Fragmentation dooms liberals and revolution youth to electoral failure, say experts

Fragmentation, alienation from voters, propaganda, and a lack of electoral experience are behind the underwhelming performance of liberals and young revolutionaries in the parliamentary elections so far, according to political experts.

Hossam al-Kholi, head of the Wafd Party's electoral committee, said the failure of the revolutionary youth in the first phase of the elections was due the short period before the elections and the large number of youth-led groups.

Better results would have been achieved had they joined forces and focused their efforts, he said, while million man demonstrations alienated voters who linked them deteriorating economic conditions.

The Wafd Party, meanwhile, failed to explain to the public why it had joined then left the Democratic Coalition, while liberals in general attacked each other in attempting to win votes, Hossam added.

“The liberal parties calculated badly," he said.

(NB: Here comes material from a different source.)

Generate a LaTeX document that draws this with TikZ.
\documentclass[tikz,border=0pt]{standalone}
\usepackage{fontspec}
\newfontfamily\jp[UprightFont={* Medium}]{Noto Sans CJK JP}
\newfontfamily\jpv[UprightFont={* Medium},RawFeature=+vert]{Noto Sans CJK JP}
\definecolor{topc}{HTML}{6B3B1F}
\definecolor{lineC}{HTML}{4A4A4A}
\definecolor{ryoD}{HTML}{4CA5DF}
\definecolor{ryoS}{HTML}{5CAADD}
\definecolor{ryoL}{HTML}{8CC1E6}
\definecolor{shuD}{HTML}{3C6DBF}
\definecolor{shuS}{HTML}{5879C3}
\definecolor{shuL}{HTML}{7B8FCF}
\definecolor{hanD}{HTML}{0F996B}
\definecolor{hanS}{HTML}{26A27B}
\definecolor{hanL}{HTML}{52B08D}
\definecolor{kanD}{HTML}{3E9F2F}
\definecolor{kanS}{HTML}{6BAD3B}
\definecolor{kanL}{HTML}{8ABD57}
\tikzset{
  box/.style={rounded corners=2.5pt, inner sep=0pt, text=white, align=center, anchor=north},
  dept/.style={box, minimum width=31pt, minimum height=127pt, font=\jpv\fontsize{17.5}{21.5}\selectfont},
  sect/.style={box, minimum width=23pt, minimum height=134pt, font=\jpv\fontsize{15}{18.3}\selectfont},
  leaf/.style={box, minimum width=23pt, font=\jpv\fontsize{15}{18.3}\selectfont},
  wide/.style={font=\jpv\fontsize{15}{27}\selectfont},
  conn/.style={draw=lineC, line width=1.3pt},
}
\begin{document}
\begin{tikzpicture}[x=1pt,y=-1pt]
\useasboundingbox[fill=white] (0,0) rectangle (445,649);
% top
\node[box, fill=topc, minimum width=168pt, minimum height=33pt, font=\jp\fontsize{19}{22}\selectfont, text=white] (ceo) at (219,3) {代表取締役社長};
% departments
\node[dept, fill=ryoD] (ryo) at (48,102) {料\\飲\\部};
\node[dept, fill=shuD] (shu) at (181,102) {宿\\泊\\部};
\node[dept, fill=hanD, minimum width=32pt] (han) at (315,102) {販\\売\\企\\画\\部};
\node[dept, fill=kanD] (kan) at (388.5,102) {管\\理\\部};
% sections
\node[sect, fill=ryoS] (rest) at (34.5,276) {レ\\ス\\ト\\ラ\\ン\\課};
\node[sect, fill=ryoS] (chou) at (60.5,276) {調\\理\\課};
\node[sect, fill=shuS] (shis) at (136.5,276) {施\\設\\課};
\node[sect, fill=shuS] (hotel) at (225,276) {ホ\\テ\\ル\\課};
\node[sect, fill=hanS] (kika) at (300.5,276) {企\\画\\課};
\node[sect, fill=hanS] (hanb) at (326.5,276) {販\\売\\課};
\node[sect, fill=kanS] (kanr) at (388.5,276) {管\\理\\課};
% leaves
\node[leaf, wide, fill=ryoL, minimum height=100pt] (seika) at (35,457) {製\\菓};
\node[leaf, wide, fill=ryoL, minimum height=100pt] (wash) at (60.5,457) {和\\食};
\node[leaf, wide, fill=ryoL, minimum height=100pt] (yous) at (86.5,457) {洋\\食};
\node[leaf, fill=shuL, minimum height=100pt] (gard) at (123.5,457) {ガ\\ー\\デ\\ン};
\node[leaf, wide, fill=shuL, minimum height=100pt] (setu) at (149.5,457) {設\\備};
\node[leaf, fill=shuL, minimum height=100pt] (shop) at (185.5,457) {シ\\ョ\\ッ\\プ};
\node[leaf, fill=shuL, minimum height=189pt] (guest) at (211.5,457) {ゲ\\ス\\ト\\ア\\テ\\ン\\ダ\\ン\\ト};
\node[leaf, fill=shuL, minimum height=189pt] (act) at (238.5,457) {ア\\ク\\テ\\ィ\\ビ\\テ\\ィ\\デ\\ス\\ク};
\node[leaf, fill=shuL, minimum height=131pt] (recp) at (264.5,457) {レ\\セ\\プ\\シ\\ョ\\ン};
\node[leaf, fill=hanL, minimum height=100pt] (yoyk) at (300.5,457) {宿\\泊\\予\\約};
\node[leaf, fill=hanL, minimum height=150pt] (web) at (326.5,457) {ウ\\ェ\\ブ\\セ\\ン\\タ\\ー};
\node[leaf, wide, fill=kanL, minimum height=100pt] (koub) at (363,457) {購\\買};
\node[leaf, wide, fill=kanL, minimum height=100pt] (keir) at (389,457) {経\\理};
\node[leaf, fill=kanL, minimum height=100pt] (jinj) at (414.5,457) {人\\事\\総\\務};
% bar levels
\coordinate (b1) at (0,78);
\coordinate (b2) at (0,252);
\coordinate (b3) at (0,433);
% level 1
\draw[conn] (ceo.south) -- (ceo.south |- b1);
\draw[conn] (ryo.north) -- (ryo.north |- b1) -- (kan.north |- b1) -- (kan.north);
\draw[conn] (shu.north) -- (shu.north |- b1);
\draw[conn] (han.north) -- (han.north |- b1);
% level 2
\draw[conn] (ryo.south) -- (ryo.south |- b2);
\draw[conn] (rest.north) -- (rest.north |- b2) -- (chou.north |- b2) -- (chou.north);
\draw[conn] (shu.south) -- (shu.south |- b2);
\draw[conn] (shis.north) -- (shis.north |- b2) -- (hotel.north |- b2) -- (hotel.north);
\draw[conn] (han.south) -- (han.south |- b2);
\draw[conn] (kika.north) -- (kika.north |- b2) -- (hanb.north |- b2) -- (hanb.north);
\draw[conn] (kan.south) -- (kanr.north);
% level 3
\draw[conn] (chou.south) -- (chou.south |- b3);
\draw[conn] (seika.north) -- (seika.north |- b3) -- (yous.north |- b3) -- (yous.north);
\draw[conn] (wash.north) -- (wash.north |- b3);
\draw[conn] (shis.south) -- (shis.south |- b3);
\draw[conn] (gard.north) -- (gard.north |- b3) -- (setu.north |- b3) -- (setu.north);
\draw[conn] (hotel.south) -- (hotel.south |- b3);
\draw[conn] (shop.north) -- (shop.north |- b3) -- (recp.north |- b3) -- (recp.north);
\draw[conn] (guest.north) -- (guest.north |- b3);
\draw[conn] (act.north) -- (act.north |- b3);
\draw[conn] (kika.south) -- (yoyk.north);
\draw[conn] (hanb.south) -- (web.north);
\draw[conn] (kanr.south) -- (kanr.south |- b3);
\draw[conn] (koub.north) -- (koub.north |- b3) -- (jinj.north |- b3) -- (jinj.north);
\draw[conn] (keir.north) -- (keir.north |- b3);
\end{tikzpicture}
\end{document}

Political expert Ammar Ali Hassan said the revolutionary youth have no financial or electoral capabilities, nor a network that could yield votes, while their image has been methodically distorted by the ruling Supreme Council of the Armed Forces and security bodies as part of a campaign to dissipate the energy of the revolution.

The liberals have been marginalized by the ousted regime, which did not want to share power, he added.

Abdel Ghaffar Shokr, head of the Popular Coalition Party, which is a member of the Revolution Continues Coalition, said the failure of the liberals so far is due to their parties' ambiguous stances and lack of credibility, particularly the Wafd Party, which is seen as loyal to the ousted regime.

Parties such as the Free Egyptians Party and the Adl Party lack electoral experience, and this resulted in the sweeping success of the Islamists, who are organized and have decades-long experience in the electoral process, Shokr added.

The spokesperson for the Adl Party, Ahmed Shukri, said Islamic groups made gains through the use of mosques and the religious sentiment of voters, while liberal groups depended on their electoral platforms and visions for the future civil state.